## WHAT IS ASKED
Quote all of the data exactly as given. Skip every picture it contains.
───── SOURCE MATERIAL ─────
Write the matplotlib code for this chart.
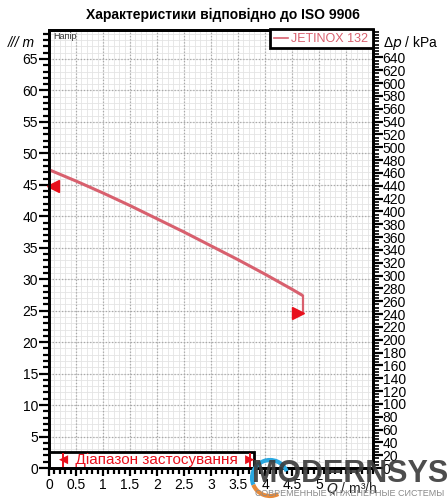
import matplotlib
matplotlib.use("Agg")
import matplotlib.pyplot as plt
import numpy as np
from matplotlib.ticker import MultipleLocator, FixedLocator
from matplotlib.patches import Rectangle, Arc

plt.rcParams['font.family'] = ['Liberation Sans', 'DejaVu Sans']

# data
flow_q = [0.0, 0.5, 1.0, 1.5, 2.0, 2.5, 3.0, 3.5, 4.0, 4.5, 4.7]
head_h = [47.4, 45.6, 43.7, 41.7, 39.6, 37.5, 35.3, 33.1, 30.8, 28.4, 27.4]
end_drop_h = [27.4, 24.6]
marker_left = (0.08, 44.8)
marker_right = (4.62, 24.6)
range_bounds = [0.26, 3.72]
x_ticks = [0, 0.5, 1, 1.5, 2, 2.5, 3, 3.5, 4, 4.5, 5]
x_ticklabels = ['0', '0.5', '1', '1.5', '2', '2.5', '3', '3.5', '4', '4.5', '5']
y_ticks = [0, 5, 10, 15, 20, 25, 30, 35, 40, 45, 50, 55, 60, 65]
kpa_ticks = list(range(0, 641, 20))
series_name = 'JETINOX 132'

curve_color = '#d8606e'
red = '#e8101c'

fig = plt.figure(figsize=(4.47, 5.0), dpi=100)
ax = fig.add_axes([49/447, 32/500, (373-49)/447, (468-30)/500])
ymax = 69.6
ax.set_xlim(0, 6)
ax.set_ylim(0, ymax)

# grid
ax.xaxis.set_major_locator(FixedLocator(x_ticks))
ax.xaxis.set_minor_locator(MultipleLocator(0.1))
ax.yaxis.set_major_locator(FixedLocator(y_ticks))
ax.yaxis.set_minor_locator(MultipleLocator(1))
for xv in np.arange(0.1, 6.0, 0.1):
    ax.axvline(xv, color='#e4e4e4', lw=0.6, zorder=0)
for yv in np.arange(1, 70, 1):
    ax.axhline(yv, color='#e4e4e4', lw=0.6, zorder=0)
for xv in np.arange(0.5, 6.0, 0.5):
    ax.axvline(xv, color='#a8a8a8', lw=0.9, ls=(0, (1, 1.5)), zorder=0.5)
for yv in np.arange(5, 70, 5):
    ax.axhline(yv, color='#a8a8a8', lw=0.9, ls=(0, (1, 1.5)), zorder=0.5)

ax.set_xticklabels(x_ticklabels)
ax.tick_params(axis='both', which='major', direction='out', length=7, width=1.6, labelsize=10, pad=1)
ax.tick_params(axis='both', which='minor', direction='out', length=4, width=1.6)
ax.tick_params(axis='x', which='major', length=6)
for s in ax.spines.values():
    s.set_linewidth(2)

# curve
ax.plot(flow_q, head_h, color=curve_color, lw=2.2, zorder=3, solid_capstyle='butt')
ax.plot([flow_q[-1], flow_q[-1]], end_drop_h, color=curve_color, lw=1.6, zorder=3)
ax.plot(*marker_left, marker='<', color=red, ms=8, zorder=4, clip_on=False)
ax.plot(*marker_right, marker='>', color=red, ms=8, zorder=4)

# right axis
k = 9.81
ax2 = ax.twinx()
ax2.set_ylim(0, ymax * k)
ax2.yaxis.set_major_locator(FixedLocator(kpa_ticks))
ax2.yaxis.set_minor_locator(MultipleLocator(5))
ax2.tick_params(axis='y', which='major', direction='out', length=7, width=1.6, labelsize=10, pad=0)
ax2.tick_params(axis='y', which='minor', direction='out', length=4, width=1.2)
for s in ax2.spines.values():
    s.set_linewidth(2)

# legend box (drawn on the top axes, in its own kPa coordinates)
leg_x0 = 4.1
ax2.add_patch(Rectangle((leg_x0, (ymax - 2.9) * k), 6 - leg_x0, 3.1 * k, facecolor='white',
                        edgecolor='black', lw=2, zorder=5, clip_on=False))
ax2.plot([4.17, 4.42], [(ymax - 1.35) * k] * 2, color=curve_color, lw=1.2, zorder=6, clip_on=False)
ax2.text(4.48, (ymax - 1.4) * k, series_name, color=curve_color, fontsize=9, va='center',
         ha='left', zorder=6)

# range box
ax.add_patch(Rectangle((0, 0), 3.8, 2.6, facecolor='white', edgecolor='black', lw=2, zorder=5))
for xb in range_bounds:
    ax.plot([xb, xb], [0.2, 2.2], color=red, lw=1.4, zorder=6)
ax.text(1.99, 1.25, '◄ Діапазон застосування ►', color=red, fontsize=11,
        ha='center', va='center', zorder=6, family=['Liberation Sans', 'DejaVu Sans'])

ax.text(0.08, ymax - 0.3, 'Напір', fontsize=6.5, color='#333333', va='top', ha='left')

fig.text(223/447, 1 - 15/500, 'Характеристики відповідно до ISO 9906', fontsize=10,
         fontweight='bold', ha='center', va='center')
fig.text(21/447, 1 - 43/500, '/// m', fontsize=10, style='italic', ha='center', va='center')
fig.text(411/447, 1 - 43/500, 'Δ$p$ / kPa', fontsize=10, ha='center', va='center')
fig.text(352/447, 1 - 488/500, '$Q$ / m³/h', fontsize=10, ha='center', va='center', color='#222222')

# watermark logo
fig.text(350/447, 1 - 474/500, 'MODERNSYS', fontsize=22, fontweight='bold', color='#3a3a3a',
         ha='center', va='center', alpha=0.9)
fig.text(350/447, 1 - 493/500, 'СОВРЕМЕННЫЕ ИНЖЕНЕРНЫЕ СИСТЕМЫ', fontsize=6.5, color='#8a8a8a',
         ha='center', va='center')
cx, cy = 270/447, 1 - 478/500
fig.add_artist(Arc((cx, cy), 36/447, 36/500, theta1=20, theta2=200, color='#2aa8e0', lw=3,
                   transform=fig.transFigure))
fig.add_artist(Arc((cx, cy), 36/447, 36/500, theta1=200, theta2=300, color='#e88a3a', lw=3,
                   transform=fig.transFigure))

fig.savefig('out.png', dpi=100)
─────
## OUTPUT OF THE TASK
Write the matplotlib code for this chart.
import matplotlib
matplotlib.use("Agg")
import matplotlib.pyplot as plt
import numpy as np
from matplotlib.ticker import MultipleLocator, FixedLocator
from matplotlib.patches import Rectangle, Arc

plt.rcParams['font.family'] = ['Liberation Sans', 'DejaVu Sans']

# data
flow_q = [0.0, 0.5, 1.0, 1.5, 2.0, 2.5, 3.0, 3.5, 4.0, 4.5, 4.7]
head_h = [47.4, 45.6, 43.7, 41.7, 39.6, 37.5, 35.3, 33.1, 30.8, 28.4, 27.4]
end_drop_h = [27.4, 24.6]
marker_left = (0.08, 44.8)
marker_right = (4.62, 24.6)
range_bounds = [0.26, 3.72]
x_ticks = [0, 0.5, 1, 1.5, 2, 2.5, 3, 3.5, 4, 4.5, 5]
x_ticklabels = ['0', '0.5', '1', '1.5', '2', '2.5', '3', '3.5', '4', '4.5', '5']
y_ticks = [0, 5, 10, 15, 20, 25, 30, 35, 40, 45, 50, 55, 60, 65]
kpa_ticks = list(range(0, 641, 20))
series_name = 'JETINOX 132'

curve_color = '#d8606e'
red = '#e8101c'

fig = plt.figure(figsize=(4.47, 5.0), dpi=100)
ax = fig.add_axes([49/447, 32/500, (373-49)/447, (468-30)/500])
ymax = 69.6
ax.set_xlim(0, 6)
ax.set_ylim(0, ymax)

# grid
ax.xaxis.set_major_locator(FixedLocator(x_ticks))
ax.xaxis.set_minor_locator(MultipleLocator(0.1))
ax.yaxis.set_major_locator(FixedLocator(y_ticks))
ax.yaxis.set_minor_locator(MultipleLocator(1))
for xv in np.arange(0.1, 6.0, 0.1):
    ax.axvline(xv, color='#e4e4e4', lw=0.6, zorder=0)
for yv in np.arange(1, 70, 1):
    ax.axhline(yv, color='#e4e4e4', lw=0.6, zorder=0)
for xv in np.arange(0.5, 6.0, 0.5):
    ax.axvline(xv, color='#a8a8a8', lw=0.9, ls=(0, (1, 1.5)), zorder=0.5)
for yv in np.arange(5, 70, 5):
    ax.axhline(yv, color='#a8a8a8', lw=0.9, ls=(0, (1, 1.5)), zorder=0.5)

ax.set_xticklabels(x_ticklabels)
ax.tick_params(axis='both', which='major', direction='out', length=7, width=1.6, labelsize=10, pad=1)
ax.tick_params(axis='both', which='minor', direction='out', length=4, width=1.6)
ax.tick_params(axis='x', which='major', length=6)
for s in ax.spines.values():
    s.set_linewidth(2)

# curve
ax.plot(flow_q, head_h, color=curve_color, lw=2.2, zorder=3, solid_capstyle='butt')
ax.plot([flow_q[-1], flow_q[-1]], end_drop_h, color=curve_color, lw=1.6, zorder=3)
ax.plot(*marker_left, marker='<', color=red, ms=8, zorder=4, clip_on=False)
ax.plot(*marker_right, marker='>', color=red, ms=8, zorder=4)

# right axis
k = 9.81
ax2 = ax.twinx()
ax2.set_ylim(0, ymax * k)
ax2.yaxis.set_major_locator(FixedLocator(kpa_ticks))
ax2.yaxis.set_minor_locator(MultipleLocator(5))
ax2.tick_params(axis='y', which='major', direction='out', length=7, width=1.6, labelsize=10, pad=0)
ax2.tick_params(axis='y', which='minor', direction='out', length=4, width=1.2)
for s in ax2.spines.values():
    s.set_linewidth(2)

# legend box (drawn on the top axes, in its own kPa coordinates)
leg_x0 = 4.1
ax2.add_patch(Rectangle((leg_x0, (ymax - 2.9) * k), 6 - leg_x0, 3.1 * k, facecolor='white',
                        edgecolor='black', lw=2, zorder=5, clip_on=False))
ax2.plot([4.17, 4.42], [(ymax - 1.35) * k] * 2, color=curve_color, lw=1.2, zorder=6, clip_on=False)
ax2.text(4.48, (ymax - 1.4) * k, series_name, color=curve_color, fontsize=9, va='center',
         ha='left', zorder=6)

# range box
ax.add_patch(Rectangle((0, 0), 3.8, 2.6, facecolor='white', edgecolor='black', lw=2, zorder=5))
for xb in range_bounds:
    ax.plot([xb, xb], [0.2, 2.2], color=red, lw=1.4, zorder=6)
ax.text(1.99, 1.25, '◄ Діапазон застосування ►', color=red, fontsize=11,
        ha='center', va='center', zorder=6, family=['Liberation Sans', 'DejaVu Sans'])

ax.text(0.08, ymax - 0.3, 'Напір', fontsize=6.5, color='#333333', va='top', ha='left')

fig.text(223/447, 1 - 15/500, 'Характеристики відповідно до ISO 9906', fontsize=10,
         fontweight='bold', ha='center', va='center')
fig.text(21/447, 1 - 43/500, '/// m', fontsize=10, style='italic', ha='center', va='center')
fig.text(411/447, 1 - 43/500, 'Δ$p$ / kPa', fontsize=10, ha='center', va='center')
fig.text(352/447, 1 - 488/500, '$Q$ / m³/h', fontsize=10, ha='center', va='center', color='#222222')

# watermark logo
fig.text(350/447, 1 - 474/500, 'MODERNSYS', fontsize=22, fontweight='bold', color='#3a3a3a',
         ha='center', va='center', alpha=0.9)
fig.text(350/447, 1 - 493/500, 'СОВРЕМЕННЫЕ ИНЖЕНЕРНЫЕ СИСТЕМЫ', fontsize=6.5, color='#8a8a8a',
         ha='center', va='center')
cx, cy = 270/447, 1 - 478/500
fig.add_artist(Arc((cx, cy), 36/447, 36/500, theta1=20, theta2=200, color='#2aa8e0', lw=3,
                   transform=fig.transFigure))
fig.add_artist(Arc((cx, cy), 36/447, 36/500, theta1=200, theta2=300, color='#e88a3a', lw=3,
                   transform=fig.transFigure))

fig.savefig('out.png', dpi=100)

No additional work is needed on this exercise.